◆ Entries with chart source code:
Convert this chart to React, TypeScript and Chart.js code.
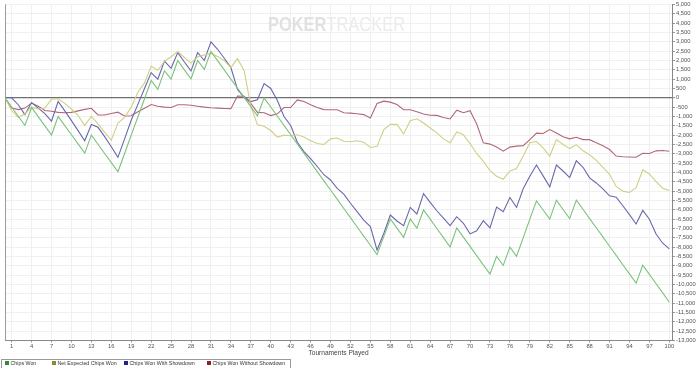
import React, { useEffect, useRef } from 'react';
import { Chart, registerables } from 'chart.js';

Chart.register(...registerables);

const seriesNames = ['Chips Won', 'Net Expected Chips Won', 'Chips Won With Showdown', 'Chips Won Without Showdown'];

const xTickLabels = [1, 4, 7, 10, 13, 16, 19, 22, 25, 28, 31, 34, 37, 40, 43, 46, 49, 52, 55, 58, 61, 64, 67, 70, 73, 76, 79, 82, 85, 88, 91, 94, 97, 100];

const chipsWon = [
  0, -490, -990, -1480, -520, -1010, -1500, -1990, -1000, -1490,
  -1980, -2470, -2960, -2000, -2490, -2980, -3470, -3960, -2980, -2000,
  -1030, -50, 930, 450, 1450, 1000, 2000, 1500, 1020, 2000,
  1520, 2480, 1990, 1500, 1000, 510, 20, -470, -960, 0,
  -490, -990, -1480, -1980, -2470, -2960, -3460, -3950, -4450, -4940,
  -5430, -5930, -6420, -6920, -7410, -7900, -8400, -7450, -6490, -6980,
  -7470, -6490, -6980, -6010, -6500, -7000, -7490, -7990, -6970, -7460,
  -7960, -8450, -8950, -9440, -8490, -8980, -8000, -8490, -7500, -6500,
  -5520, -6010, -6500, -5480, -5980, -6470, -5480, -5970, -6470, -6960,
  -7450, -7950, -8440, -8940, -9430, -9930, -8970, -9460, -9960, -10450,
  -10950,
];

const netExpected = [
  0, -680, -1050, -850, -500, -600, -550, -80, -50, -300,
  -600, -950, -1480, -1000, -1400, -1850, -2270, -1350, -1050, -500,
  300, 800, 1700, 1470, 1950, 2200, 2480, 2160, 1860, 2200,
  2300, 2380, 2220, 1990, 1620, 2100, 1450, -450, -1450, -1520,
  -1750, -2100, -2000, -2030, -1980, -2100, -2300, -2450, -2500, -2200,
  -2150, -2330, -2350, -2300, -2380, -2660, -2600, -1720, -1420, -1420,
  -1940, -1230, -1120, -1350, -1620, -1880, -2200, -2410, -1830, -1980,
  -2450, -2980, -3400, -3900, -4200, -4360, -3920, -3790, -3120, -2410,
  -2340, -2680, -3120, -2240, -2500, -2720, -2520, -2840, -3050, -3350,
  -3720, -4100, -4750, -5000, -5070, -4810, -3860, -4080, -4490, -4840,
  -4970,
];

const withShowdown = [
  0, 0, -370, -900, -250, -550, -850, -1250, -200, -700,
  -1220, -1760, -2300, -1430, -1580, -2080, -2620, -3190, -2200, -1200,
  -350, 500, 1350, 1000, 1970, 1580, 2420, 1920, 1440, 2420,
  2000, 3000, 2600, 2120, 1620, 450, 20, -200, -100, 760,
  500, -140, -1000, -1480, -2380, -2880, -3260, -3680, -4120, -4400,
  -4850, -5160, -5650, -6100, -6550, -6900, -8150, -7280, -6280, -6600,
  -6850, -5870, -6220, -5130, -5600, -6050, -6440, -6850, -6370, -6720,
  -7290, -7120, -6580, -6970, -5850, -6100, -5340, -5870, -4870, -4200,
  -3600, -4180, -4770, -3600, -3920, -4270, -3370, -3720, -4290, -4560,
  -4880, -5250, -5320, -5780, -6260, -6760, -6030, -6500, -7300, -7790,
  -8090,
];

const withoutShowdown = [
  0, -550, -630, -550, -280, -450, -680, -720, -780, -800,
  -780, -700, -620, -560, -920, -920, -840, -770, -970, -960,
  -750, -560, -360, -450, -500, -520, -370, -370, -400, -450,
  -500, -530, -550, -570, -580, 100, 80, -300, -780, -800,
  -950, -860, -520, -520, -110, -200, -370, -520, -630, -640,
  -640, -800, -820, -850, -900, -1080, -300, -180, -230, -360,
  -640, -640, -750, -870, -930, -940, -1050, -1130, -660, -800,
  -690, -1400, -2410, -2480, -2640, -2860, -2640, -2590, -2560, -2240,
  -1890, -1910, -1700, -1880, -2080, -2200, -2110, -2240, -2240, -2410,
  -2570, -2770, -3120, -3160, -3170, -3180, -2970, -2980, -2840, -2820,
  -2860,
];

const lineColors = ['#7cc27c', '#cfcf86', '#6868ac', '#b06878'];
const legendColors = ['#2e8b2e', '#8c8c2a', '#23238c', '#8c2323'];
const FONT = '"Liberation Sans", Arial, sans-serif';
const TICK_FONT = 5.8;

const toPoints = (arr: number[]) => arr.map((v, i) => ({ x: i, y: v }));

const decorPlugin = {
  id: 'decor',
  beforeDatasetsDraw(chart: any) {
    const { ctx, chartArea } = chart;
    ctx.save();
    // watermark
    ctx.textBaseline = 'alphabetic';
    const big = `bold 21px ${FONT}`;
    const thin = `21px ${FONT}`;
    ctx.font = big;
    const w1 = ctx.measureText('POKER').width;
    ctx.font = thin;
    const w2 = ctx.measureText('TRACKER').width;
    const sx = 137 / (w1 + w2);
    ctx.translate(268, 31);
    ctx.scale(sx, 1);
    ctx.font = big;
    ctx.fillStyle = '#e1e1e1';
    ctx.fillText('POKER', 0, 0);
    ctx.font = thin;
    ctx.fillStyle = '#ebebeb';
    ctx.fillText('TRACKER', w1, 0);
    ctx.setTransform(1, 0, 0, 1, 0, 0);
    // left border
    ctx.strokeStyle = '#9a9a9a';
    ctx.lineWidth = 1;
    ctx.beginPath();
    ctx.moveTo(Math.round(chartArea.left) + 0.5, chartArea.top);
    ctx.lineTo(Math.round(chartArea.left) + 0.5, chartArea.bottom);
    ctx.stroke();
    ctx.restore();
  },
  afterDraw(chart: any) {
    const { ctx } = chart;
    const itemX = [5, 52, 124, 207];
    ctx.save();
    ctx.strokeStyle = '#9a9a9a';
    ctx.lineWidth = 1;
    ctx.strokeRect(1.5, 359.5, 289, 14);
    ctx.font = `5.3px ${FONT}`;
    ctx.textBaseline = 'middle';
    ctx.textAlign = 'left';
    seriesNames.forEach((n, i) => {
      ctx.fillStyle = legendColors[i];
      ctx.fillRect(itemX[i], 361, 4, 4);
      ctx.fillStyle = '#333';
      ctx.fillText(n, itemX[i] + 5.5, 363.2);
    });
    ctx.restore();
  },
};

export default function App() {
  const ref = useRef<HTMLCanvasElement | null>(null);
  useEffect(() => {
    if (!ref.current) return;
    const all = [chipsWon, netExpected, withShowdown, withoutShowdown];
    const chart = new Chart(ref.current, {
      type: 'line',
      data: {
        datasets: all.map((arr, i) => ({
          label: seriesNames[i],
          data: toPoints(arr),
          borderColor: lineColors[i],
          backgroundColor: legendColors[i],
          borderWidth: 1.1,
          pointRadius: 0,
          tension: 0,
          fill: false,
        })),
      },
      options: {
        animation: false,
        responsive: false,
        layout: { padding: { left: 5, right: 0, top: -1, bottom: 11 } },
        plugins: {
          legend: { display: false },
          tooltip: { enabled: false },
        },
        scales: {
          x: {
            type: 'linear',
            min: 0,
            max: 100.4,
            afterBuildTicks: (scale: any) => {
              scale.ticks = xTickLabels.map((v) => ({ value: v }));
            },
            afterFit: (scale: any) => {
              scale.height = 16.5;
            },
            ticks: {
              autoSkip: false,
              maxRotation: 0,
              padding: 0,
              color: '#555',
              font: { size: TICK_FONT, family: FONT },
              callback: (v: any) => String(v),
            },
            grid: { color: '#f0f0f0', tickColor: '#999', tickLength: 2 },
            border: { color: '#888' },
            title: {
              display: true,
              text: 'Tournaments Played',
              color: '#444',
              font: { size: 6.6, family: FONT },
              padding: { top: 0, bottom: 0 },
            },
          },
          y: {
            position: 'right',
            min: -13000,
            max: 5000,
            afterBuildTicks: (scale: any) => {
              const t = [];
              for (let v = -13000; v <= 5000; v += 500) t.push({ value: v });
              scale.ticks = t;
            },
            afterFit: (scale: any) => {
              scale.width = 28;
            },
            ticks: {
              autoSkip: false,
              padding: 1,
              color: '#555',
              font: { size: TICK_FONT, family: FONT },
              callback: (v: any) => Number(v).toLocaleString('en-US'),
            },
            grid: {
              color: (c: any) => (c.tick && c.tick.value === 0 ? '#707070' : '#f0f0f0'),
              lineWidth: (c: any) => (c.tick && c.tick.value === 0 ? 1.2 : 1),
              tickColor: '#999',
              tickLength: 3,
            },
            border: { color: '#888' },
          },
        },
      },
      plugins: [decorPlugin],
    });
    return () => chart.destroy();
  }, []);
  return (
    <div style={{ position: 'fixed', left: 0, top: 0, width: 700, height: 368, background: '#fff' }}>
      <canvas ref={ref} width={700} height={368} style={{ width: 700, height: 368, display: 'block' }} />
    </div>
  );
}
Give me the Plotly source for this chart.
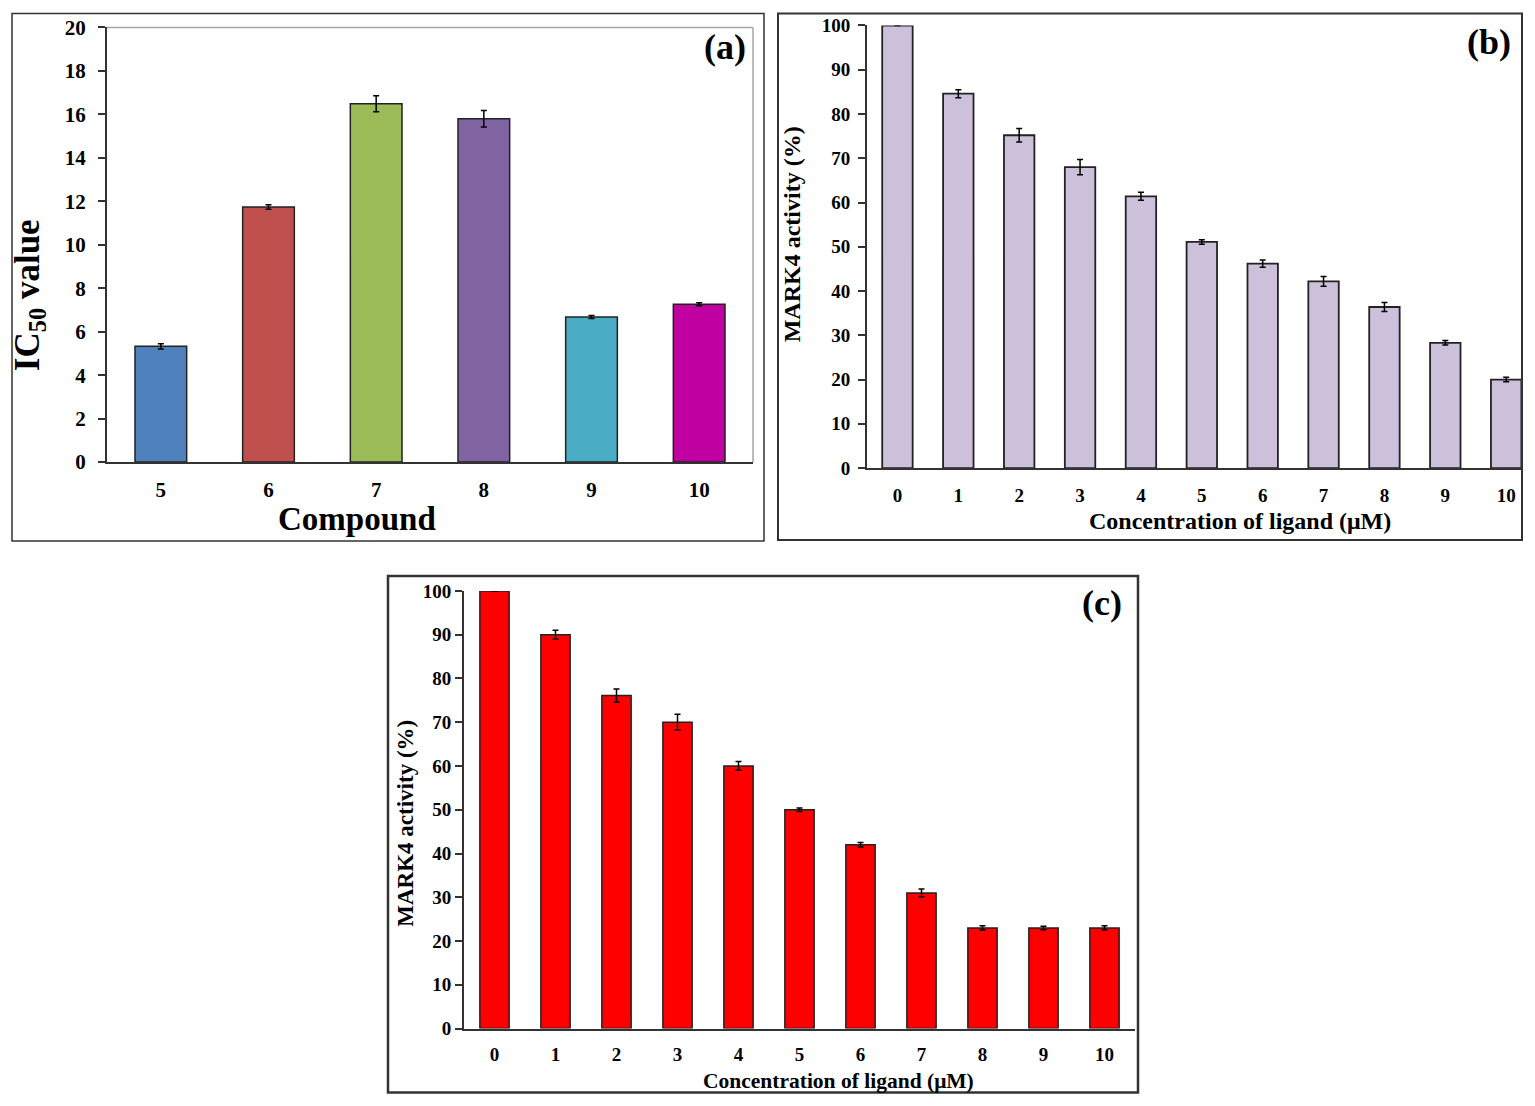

◆ WHAT THE TASK REQUIRES: Filter for "this". Return all lines that hold it.

◆ FINAL ANSWER:
Convert this chart to React, TypeScript and Chart.js code.
Give me the Plotly source for this chart.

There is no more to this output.